No quesito da eficácia, outra premissa também precisa ser levantada, a partir dos resultados de comprovação dos medicamentos com a sua aplicação em condições reais de uso, especialmente no caso daqueles que tratam síndromes genéticas raras, uma vez que os testes realizados pelas farmacêuticas são desenvolvidos em um ambiente controlado e com pouca variabilidade de amostragem, o que não se aplica quando o mesmo fármaco é utilizado em larga escala. Para esse fim, existe o Acordo de Compartilhamento de Risco (ACR), em que Governo e Farmacêutica assumem os riscos com diminuição do custo do valor total do medicamento, em caso de eficácia abaixo do esperado.

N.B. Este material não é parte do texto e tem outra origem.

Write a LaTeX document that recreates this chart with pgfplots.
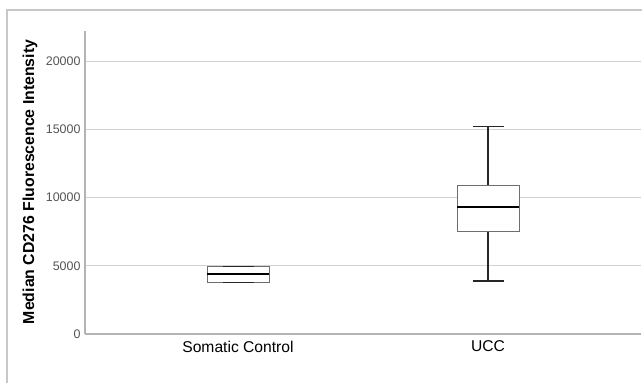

Apesar dos possíveis descontos, os valores são muito altos para um Governo que tem como principal meta atingir o déficit zero, somado ao fato destes medicamentos não atenderem os principais problemas do SUS.
Em suma, a decisão do STF é correta e importante por estabelecer regras e nortear as futuras decisões sobre o tema, mas é válido refletir sobre o papel gestor que a Corte tem assumido para dirimir debates que envolvem a saúde, além de garantir, por meio da fiscalização que tais critérios sejam cumpridos, juntamente com uma política de saúde pública capaz de responder às demandas da população sem comprometer a sustentabilidade do sistema.
Silvio Guidi é advogado sanitarista. Mestre em Direito Administrativo, professor em direito da saúde na USP e PUC PR e sócio do SPLAW Advogados.